There are hundreds of make- ahead egg based breakfast casserole recipes! Our church has a famous sausage and egg casserole recipe that gets passed around every year at Easter when we all have breakfast together in between an early Easter service in the prayer garden and a later one at regular worship time. I love that recipe because it reminds me of Easter and our church family. I am fond of another recipe that uses hash browns along with eggs, peppers, and onions. There are Southwestern style breakfast casseroles served with plenty of salsa that are delicious. But this casserole is my hands down favorite for making breakfast special. I like to make it when we have overnight guests and pop it into the oven to bake while we have coffee in the kitchen. I found the original recipe in a cookbook called Breakfast in Bed collated by Carol Frieberg which is a collection of wonderful breakfast recipes from various B&B’s and inns in the Pacific Northwest. This one is a favorite at Pensione Nichols in Seattle, Washington – located in a residence that is over 100 years old in the historic Pikes Place Market in downtown Seattle. I modified the recipe’s seasoning, and have used a variety of toppings. It is delicious served with fresh fruit.

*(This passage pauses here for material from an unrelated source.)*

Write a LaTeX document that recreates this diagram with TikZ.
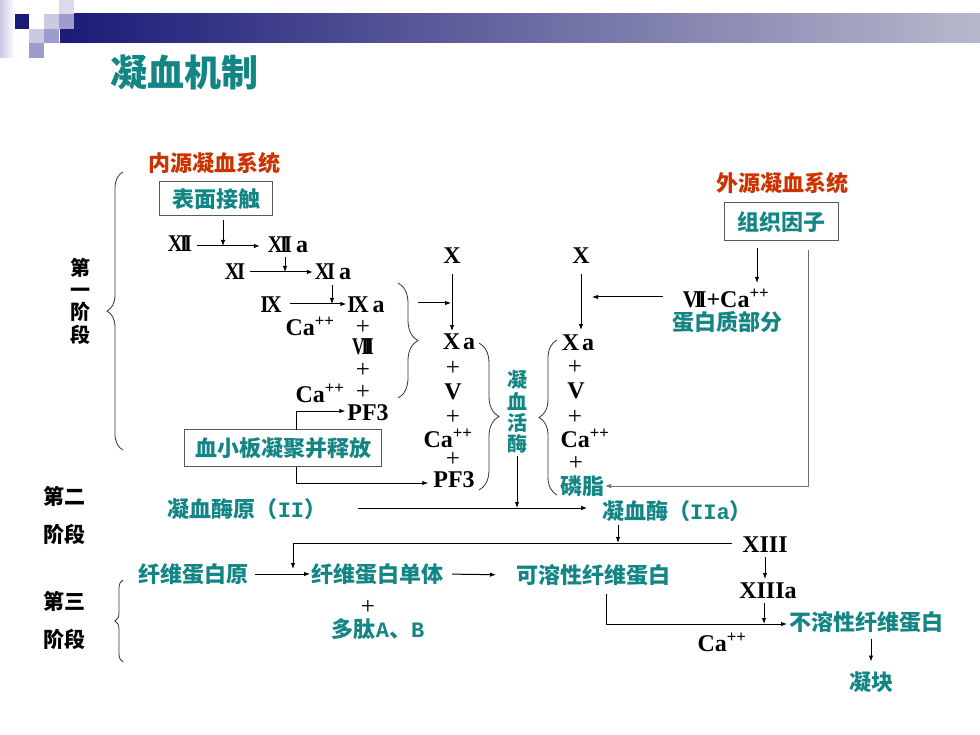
\documentclass[tikz,border=0pt]{standalone}
\usepackage{fontspec}
\setmainfont{Liberation Serif}
\setmonofont{Liberation Mono}
\newfontfamily\cjk{Noto Sans CJK SC}
\usetikzlibrary{arrows.meta,decorations.pathreplacing}
\definecolor{tealc}{HTML}{138585}
\definecolor{redc}{HTML}{CC3300}
\definecolor{navyc}{HTML}{1A1A78}
\definecolor{barend}{HTML}{B8B8CC}
\definecolor{sqlight}{HTML}{CACAE2}
\definecolor{sqmid}{HTML}{9C9CCE}
\definecolor{linegray}{HTML}{707070}
\newcommand{\nXII}{\scalebox{0.85}[1]{X\kern-3pt I\kern-4.5pt I}}
\newcommand{\nXI}{\scalebox{0.85}[1]{X\kern-3pt I}}
\newcommand{\nIX}{\scalebox{0.9}[1]{I\kern-3pt X}}
\newcommand{\nVIII}{\scalebox{0.72}[1]{V\kern-4pt I\kern-5.5pt I\kern-5.5pt I}}
\newcommand{\nVII}{\scalebox{0.88}[1]{V\kern-4pt I\kern-5pt I}}
\begin{document}
\begin{tikzpicture}[x=1pt,y=-1pt,
 every node/.style={inner sep=0pt, outer sep=0pt},
 rn/.style={font=\fontsize{24}{24}\selectfont\bfseries},
 pl/.style={font=\fontsize{25}{25}\selectfont},
 tl/.style={text=tealc, font=\cjk\bfseries\fontsize{22}{22}\selectfont},
 rd/.style={text=redc, font=\cjk\bfseries\fontsize{22}{22}\selectfont},
 stg/.style={font=\cjk\bfseries\fontsize{21}{22.3}\selectfont, align=center},
 bx/.style={draw=black!65, line width=1pt},
 arr/.style={-{Latex[length=6pt,width=4.5pt]}, line width=1pt},
 brc/.style={decorate, decoration={brace, amplitude=#1}, line width=0.8pt, draw=black!80},
 brc/.default=15pt,
]
\useasboundingbox (0,0) rectangle (980,735);
\fill[white] (0,0) rectangle (980,735);
% header
\shade[left color=navyc, right color=barend] (60,14) rectangle (980,43);
\shade[left color=sqlight, right color=white] (0,0) rectangle (15,58);
\fill[navyc] (15,14) rectangle (29,29);
\fill[sqlight] (44,14) rectangle (59,29);
\fill[sqlight!70] (59,0) rectangle (74,14);
\fill[sqmid] (59,14) rectangle (74,29);
\fill[sqlight] (29,29) rectangle (44,43);
\fill[sqmid] (44,29) rectangle (59,43);
\fill[sqmid] (29,43) rectangle (44,58);
\node[text=tealc, font=\cjk\bfseries\fontsize{37}{37}\selectfont] (title) at (184,72) {凝血机制};

% stage labels
\node[stg, font=\cjk\bfseries\fontsize{20}{22.3}\selectfont] (s1) at (80,301) {第\\一\\阶\\段};
\node[stg] (s2a) at (64,496) {第二};
\node[stg] (s2b) at (64,534) {阶段};
\node[stg] (s3a) at (64,601) {第三};
\node[stg] (s3b) at (64,639) {阶段};
\draw[brc=16pt] (123,450) -- (123,172);
\draw[brc=8pt] (123,662) -- (123,580);

% intrinsic
\node[rd] (neiyuan) at (214,163) {内源凝血系统};
\node[tl, bx, minimum width=113pt, minimum height=34pt] (biaomian) at (216,199) {表面接触};
\node[rn] (xii) at (180,244) {\nXII};
\node[rn] (xiia) at (288,245) {\nXII\,a};
\node[rn] (xi) at (235,272) {\nXI};
\node[rn] (xia) at (333,272) {\nXI\,a};
\node[rn] (ix) at (271,305) {\nIX};
\node[rn] (ixa) at (366,305) {\nIX\,a};
\node[rn] (ca1) at (310,326) {Ca\textsuperscript{++}};
\node[pl] (p1) at (363,327) {+};
\node[rn] (viii) at (363,347) {\nVIII};
\node[pl] (p2) at (363,370) {+};
\node[rn] (ca2) at (320,393) {Ca\textsuperscript{++}};
\node[pl] (p3) at (363,392) {+};
\node[rn] (pf3a) at (368,413) {PF3};
\node[tl, bx, minimum width=197pt, minimum height=37pt] (xxb) at (283,448) {血小板凝聚并释放};

\coordinate (t1) at (223,246);
\coordinate (t2) at (285,272);
\coordinate (t3) at (332,304);
\draw[arr, shorten <=5pt, shorten >=8pt] (xii.east |- t1) -- (xiia.west |- t1);
\draw[arr, shorten <=4pt] (biaomian.south -| t1) -- (t1);
\draw[arr, shorten <=5pt, shorten >=2pt] (xi) -- (xia);
\draw[arr, shorten <=4pt] (xiia.south -| t2) -- (t2);
\draw[arr, shorten <=8pt, shorten >=1pt] (ix.east |- t3) -- (ixa.west |- t3);
\draw[arr, shorten <=5pt] (xia.south -| t3) -- (t3);

\draw[brc=20pt] (398,283) -- (398,398);
\coordinate (b2) at (418,303);
\coordinate (j1) at (451,303);
\draw[arr] (b2) -- (j1);

% middle column
\node[rn] (xl) at (452,256) {X};
\node[rn] (xal) at (459,342) {X\hspace{3pt}a};
\draw[arr, shorten <=10pt, shorten >=3pt] (xl.south) -- (xl.south |- xal.north);
\node[pl] (p4) at (453,368) {+};
\node[rn] (vl) at (453,392) {V};
\node[pl] (p5) at (453,417) {+};
\node[rn] (cal) at (448,438) {Ca\textsuperscript{++}};
\node[pl] (p6) at (453,459) {+};
\node[rn] (pf3b) at (454,480) {PF3};
\draw[brc=20pt] (479,343) -- (479,490);

\coordinate (m1) at (296,411);
\coordinate (m2) at (296,483);
\draw[arr, shorten >=2pt] (xxb.north -| m1) -- (m1) -- (pf3a.west |- m1);
\draw[arr, shorten >=5pt] (xxb.south -| m2) -- (m2) -- (pf3b.west |- m2);

\node[tl, align=center, font=\cjk\bfseries\fontsize{20}{21.3}\selectfont] (nxhm) at (517,412) {凝\\血\\活\\酶};

% right column
\node[rn] (xr) at (581,256) {X};
\node[rn] (xar) at (578,343) {X\hspace{3pt}a};
\draw[arr, shorten <=10pt, shorten >=5pt] (xr.south) -- (xr.south |- xar.north);
\node[pl] (p7) at (575,367) {+};
\node[rn] (vr) at (576,391) {V};
\node[pl] (p8) at (575,417) {+};
\node[rn] (car) at (585,438) {Ca\textsuperscript{++}};
\node[pl] (p9) at (576,463) {+};
\node[tl] (linzhi) at (582,486) {磷脂};
\draw[brc=18pt] (557,495) -- (557,340);

% extrinsic
\node[rd] (waiyuan) at (782,183) {外源凝血系统};
\node[tl, bx, minimum width=114pt, minimum height=38pt] (zzyz) at (781,222) {组织因子};
\node[rn] (vii) at (726,298) {\nVII+Ca\textsuperscript{++}};
\node[tl] (dbz) at (727,322) {蛋白质部分};
\coordinate (k1) at (757,283);
\draw[arr, shorten <=7pt] (zzyz.south -| k1) -- (k1);
\coordinate (j2) at (592,297);
\draw[arr, shorten <=20pt] (vii.west |- j2) -- (j2);
\coordinate (k2) at (808,486);
\draw[arr, draw=linegray, shorten <=9pt, shorten >=1pt] (zzyz.south -| k2) -- (k2) -- (linzhi.east);

% stage 2
\node[tl] (nxmy) at (247,509) {凝血酶原（{\ttfamily II}）};
\node[tl] (nxm) at (677,511) {凝血酶（{\ttfamily IIa}）};
\coordinate (j3) at (517,508);
\draw[arr, shorten <=3pt] (nxhm.south) -- (j3);
\draw[arr, shorten <=32pt, shorten >=15pt] (nxmy.east |- j3) -- (nxm.west |- j3);

% stage 3
\node[rn] (xiii) at (765,545) {XIII};
\coordinate (j4) at (618,543);
\draw[arr, shorten <=3pt] (nxm.south -| j4) -- (j4);
\coordinate (j5) at (293,543);
\coordinate (j6) at (293,569);
\draw[arr, shorten <=10pt] (xiii.west |- j5) -- (j5) -- (j6);

\node[tl] (xwdby) at (193,574) {纤维蛋白原};
\node[tl] (xwdbdt) at (377,574) {纤维蛋白单体};
\node[tl] (krx) at (593,575) {可溶性纤维蛋白};
\draw[arr, shorten <=7pt, shorten >=1pt] (xwdby.east) -- (xwdbdt.west);
\draw[arr, shorten <=9pt, shorten >=20pt] (xwdbdt.east) -- (krx.west);
\node[pl] (p10) at (368,607) {+};
\node[tl] (dt) at (378,629) {多肽{\ttfamily A}、{\ttfamily B}};

\node[rn] (xiiia) at (768,591) {XIIIa};
\draw[arr, shorten <=4pt, shorten >=4pt] (xiii.south) -- (xiii.south |- xiiia.north);
\coordinate (j7) at (764,624);
\draw[arr, shorten <=4pt] (xiiia.south -| j7) -- (j7);
\node[tl] (bwr) at (866,622) {不溶性纤维蛋白};
\coordinate (j8) at (606,624);
\draw[arr, shorten <=8pt, shorten >=2pt] (krx.south -| j8) -- (j8) -- (bwr.west |- j8);
\node[rn] (ca3) at (722,642) {Ca\textsuperscript{++}};
\node[tl] (nk) at (871,682) {凝块};
\draw[arr, shorten <=6pt, shorten >=10pt] (bwr.south -| nk) -- (nk.north);
\end{tikzpicture}
\end{document}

Mary Ann’s Favorite Morning Casserole
Prepare the day before:
16 slices white bread (thin slice) with crusts trimmed
16 slices Canadian bacon
16 slices sharp cheddar cheese
6 large eggs
1/2 teaspoon salt
1/2 teaspoon ground pepper
1 teaspoon dry mustard
1/2 cup chopped onion
1/2 cup chopped green pepper
1 Tablespoon Worcestershire sauce
3 cups whole milk
1/4 teaspoon Tabasco sauce
For topping – add the next morning before baking
1/2 cup butter
1 cup crushed cornflakes or other unsweetened cereal of your choice
In a large Pyrex baking dish (9X13 inch), place 8 of the bread slices. On top of this, layer all slices of Canadian bacon. Then ladd all slices of cheese. Place remaining 8 slices of bread on top. In a mixing bowl, whisk eggs, then add milk, all seasonings, onion and green pepper. Pour evenly over the layers of bread, cheese, and Canadian Bacon, pressing slightly with back of spoon. Cover and refrigerate overnight.
The next morning, preheat oven to 350 degrees. Melt butter and drizzle evenly over top of casserole. Crush cornflakes and sprinkle on top. Bake uncovered for 1 hour. Remove from oven, let stand for about 10 minutes, and serve.
Cook’s notes: I like to stand my stick of butter in a small ceramic cream pitcher or pyrex liquid measuring cup and microwave for 1 minute or until melted. Then it is easy to drizzle the melted butter evenly on top of the casserole. For the crushed cornflakes, place cereal in a Ziploc bag and crush with the heel of your hand on top of counter. Easy!